From the listing below, restate word for word the lines from the line containing "Rebuild this chart" down through the line containing "79.2, 80, 85, 90, 92];". Exclude pictures.

::: DATASET ROWS

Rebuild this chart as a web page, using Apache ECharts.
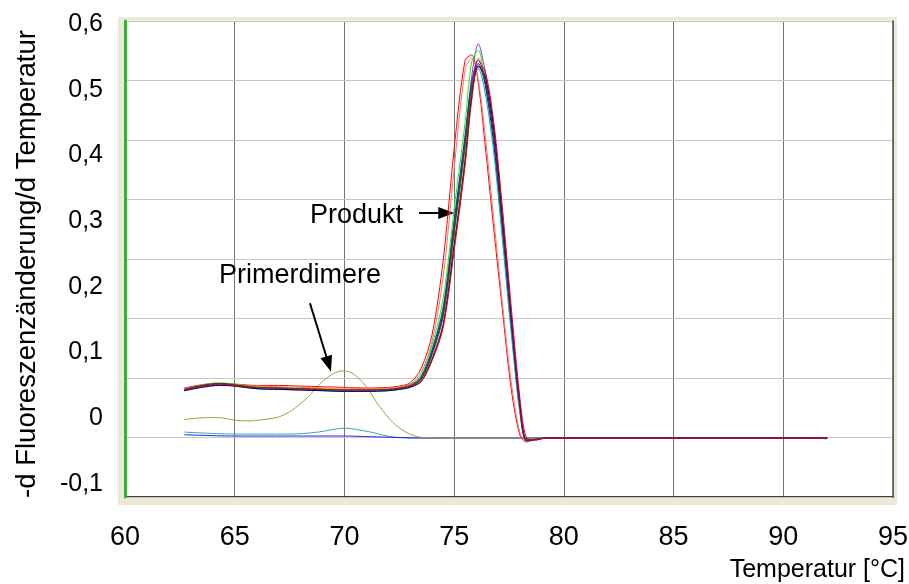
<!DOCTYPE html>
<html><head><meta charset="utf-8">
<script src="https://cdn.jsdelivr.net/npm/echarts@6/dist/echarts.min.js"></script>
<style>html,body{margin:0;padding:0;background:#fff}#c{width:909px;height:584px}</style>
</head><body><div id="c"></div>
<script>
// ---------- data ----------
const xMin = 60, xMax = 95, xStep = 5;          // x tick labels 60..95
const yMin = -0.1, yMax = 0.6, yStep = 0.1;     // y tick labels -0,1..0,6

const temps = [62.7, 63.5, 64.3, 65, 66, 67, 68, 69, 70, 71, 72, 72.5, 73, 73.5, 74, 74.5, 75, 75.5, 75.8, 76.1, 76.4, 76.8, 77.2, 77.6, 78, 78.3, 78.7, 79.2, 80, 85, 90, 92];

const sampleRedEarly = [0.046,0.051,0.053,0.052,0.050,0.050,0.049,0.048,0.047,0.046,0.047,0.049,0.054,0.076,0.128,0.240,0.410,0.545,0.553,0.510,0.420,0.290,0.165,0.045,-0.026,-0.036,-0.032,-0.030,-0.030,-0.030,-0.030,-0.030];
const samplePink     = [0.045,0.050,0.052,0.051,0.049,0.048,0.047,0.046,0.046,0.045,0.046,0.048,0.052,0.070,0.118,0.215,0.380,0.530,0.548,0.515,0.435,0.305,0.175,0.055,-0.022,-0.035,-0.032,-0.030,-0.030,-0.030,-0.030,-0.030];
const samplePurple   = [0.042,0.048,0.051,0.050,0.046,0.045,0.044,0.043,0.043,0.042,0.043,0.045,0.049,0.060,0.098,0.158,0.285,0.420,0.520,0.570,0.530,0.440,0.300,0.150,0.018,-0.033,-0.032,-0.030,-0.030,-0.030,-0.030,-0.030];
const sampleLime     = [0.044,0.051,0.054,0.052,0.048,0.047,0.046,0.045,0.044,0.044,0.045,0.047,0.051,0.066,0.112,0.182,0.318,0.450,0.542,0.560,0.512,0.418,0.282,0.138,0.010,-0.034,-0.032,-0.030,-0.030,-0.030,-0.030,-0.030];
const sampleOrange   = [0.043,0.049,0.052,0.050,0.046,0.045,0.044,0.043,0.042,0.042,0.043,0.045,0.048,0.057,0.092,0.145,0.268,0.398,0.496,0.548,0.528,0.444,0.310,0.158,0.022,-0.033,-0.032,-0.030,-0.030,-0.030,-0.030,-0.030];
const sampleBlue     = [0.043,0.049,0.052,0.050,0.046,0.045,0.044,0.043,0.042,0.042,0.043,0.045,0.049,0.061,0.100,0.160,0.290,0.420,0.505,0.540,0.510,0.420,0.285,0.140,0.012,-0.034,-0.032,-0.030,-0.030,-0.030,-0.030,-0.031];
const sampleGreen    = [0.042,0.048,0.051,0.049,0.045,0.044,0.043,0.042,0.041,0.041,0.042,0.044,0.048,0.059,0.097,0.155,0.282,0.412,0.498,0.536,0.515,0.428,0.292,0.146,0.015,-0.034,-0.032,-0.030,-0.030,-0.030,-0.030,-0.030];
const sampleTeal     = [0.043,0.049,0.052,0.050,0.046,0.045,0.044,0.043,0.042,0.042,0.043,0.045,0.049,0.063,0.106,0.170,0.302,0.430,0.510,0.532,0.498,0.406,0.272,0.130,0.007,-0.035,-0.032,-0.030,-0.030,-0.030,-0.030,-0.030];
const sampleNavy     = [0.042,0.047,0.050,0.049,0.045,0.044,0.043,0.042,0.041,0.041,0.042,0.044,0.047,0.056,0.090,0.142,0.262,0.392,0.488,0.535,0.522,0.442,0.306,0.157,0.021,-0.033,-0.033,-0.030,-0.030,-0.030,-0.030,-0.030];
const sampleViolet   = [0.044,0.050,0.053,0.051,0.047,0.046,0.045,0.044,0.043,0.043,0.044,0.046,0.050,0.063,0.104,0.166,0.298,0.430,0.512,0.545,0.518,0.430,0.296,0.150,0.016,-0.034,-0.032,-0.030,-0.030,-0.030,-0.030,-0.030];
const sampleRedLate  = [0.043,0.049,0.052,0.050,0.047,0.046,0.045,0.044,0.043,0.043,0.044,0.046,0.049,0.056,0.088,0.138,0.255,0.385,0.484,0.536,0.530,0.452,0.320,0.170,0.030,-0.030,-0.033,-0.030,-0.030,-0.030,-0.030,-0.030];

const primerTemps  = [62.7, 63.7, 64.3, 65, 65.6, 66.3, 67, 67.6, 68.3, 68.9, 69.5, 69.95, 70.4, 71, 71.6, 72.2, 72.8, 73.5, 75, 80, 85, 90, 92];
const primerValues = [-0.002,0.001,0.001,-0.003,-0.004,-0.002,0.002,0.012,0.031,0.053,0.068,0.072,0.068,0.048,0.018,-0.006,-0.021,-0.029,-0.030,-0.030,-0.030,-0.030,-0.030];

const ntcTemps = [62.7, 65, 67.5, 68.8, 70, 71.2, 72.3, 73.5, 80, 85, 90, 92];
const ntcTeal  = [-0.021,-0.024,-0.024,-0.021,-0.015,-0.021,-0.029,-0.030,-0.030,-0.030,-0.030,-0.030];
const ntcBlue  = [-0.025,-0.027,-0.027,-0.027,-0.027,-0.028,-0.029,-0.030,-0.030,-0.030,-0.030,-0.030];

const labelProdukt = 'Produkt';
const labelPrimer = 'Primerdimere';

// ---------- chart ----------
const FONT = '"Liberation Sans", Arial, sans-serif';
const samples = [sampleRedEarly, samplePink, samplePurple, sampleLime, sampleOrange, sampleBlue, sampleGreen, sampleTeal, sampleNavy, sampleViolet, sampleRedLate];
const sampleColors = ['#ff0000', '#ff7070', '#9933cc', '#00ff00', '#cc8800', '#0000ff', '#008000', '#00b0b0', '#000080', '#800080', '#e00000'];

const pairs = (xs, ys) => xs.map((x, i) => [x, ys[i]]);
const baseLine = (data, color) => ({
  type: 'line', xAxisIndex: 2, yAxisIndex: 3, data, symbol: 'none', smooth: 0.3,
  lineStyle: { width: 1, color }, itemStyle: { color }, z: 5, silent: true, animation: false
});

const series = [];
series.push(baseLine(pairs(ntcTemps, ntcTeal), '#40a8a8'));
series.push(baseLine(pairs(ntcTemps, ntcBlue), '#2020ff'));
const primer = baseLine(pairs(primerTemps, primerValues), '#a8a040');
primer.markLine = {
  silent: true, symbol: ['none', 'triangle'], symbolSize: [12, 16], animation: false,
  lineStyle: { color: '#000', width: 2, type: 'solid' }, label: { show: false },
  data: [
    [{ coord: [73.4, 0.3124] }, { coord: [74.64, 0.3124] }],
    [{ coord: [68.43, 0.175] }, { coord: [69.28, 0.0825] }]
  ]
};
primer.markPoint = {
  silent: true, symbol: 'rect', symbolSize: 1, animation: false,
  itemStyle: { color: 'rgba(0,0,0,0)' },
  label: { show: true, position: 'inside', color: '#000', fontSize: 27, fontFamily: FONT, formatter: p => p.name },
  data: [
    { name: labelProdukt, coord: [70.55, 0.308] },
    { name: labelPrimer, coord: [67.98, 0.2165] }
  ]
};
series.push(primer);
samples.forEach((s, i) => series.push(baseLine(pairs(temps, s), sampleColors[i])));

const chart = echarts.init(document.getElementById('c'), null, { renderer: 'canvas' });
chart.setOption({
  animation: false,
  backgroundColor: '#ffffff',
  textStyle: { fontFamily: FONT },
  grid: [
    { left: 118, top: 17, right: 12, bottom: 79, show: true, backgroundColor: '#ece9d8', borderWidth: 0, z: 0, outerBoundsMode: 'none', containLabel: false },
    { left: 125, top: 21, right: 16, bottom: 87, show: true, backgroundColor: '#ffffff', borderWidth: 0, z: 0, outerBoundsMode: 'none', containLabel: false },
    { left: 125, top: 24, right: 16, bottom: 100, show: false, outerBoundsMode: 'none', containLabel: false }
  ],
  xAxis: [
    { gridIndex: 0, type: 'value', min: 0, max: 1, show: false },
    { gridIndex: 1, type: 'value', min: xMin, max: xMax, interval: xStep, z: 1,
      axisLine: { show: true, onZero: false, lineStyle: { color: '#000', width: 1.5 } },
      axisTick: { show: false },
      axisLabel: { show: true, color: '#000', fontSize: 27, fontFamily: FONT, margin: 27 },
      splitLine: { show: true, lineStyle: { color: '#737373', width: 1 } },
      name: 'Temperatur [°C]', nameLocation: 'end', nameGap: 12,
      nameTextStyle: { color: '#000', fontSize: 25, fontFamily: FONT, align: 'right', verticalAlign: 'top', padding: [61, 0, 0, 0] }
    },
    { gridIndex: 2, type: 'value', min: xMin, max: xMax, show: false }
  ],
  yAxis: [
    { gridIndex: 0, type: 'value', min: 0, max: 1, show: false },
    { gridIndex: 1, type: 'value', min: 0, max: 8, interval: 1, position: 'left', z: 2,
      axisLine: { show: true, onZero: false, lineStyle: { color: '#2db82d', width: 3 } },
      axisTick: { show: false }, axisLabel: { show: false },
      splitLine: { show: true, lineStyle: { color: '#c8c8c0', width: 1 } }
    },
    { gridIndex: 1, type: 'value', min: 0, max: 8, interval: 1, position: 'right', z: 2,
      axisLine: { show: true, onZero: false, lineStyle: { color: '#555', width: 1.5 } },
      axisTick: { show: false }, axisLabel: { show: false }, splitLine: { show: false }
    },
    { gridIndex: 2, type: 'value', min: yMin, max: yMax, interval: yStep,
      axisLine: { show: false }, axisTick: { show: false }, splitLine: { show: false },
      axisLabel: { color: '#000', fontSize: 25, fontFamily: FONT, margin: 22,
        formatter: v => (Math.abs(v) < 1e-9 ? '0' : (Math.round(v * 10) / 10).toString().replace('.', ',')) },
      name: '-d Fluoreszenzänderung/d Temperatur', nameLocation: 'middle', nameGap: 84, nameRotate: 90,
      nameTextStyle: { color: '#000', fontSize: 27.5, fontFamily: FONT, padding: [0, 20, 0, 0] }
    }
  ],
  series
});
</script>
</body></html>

::::::
::: DATASET ROWS

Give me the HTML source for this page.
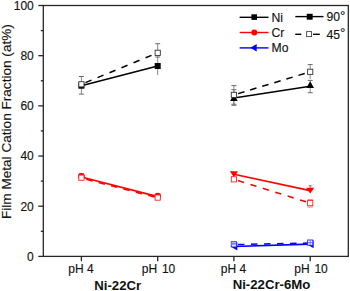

::::::
::: DATASET ROWS

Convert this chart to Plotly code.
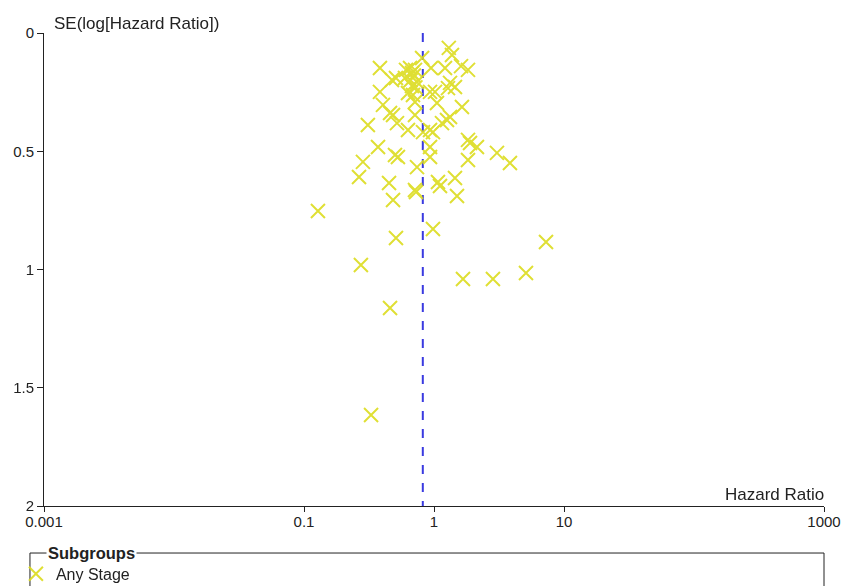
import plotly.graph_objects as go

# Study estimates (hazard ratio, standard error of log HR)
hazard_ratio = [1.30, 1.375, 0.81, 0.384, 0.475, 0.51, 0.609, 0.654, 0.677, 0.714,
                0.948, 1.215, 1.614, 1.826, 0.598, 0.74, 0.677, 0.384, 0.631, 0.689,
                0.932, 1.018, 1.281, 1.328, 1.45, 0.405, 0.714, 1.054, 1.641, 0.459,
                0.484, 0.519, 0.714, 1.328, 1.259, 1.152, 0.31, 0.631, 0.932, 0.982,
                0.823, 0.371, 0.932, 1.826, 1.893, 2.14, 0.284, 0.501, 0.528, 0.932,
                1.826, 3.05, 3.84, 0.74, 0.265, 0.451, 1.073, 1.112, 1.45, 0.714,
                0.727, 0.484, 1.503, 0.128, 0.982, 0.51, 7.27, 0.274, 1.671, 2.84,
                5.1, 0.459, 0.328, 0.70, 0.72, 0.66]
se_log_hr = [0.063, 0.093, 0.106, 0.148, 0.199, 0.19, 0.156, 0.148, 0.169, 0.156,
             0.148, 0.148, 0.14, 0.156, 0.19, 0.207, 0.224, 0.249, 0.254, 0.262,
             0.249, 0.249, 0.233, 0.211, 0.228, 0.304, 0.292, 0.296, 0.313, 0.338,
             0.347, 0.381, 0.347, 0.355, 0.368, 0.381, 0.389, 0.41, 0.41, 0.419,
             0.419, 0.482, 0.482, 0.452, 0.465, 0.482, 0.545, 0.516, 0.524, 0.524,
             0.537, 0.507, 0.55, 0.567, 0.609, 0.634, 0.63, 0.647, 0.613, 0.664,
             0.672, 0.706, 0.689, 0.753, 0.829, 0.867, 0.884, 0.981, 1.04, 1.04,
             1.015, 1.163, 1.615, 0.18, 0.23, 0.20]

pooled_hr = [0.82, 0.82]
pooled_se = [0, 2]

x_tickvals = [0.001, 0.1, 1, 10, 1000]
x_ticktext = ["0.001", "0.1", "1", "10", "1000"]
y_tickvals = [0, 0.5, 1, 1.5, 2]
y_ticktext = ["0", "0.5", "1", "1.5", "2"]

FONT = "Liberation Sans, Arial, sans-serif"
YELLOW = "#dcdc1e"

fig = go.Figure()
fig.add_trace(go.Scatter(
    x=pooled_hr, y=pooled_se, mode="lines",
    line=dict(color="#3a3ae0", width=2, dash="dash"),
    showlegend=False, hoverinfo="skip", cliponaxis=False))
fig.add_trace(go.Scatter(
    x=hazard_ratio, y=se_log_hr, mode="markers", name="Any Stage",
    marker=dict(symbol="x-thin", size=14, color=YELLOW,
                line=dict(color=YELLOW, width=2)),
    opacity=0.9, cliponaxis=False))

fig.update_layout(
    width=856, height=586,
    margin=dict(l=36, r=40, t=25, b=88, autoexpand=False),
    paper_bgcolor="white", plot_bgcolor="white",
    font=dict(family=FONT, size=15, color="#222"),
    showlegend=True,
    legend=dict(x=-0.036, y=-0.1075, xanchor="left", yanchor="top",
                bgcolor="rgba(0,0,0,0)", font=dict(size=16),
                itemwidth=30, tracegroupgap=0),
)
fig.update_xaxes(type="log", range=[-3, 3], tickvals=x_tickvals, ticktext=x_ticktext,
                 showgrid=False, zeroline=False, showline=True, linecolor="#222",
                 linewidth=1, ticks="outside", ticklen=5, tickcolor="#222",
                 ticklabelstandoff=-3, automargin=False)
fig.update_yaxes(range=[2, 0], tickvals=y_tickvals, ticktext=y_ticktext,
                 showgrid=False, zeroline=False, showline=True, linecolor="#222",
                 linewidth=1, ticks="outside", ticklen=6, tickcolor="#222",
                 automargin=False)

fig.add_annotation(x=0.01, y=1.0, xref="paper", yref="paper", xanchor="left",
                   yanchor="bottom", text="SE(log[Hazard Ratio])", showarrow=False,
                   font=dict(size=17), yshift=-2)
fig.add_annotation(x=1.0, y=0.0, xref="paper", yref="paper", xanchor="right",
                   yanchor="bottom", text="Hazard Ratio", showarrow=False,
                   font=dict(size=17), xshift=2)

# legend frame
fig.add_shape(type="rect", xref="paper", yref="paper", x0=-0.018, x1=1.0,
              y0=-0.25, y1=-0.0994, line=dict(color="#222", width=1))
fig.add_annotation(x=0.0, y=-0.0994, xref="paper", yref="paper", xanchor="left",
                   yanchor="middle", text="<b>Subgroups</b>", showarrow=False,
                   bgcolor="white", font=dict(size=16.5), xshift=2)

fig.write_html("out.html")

::::::

## REPLY TO THE EXERCISE
Rebuild this chart as a web page, using Apache ECharts.
<!DOCTYPE html>
<html><head><meta charset="utf-8">
<script src="https://cdn.jsdelivr.net/npm/echarts@6/dist/echarts.min.js"></script>
<style>html,body{margin:0;padding:0;background:#fff}#c{width:909px;height:584px}</style>
</head><body><div id="c"></div>
<script>
// ---------- data ----------
const xMin = 60, xMax = 95, xStep = 5;          // x tick labels 60..95
const yMin = -0.1, yMax = 0.6, yStep = 0.1;     // y tick labels -0,1..0,6

const temps = [62.7, 63.5, 64.3, 65, 66, 67, 68, 69, 70, 71, 72, 72.5, 73, 73.5, 74, 74.5, 75, 75.5, 75.8, 76.1, 76.4, 76.8, 77.2, 77.6, 78, 78.3, 78.7, 79.2, 80, 85, 90, 92];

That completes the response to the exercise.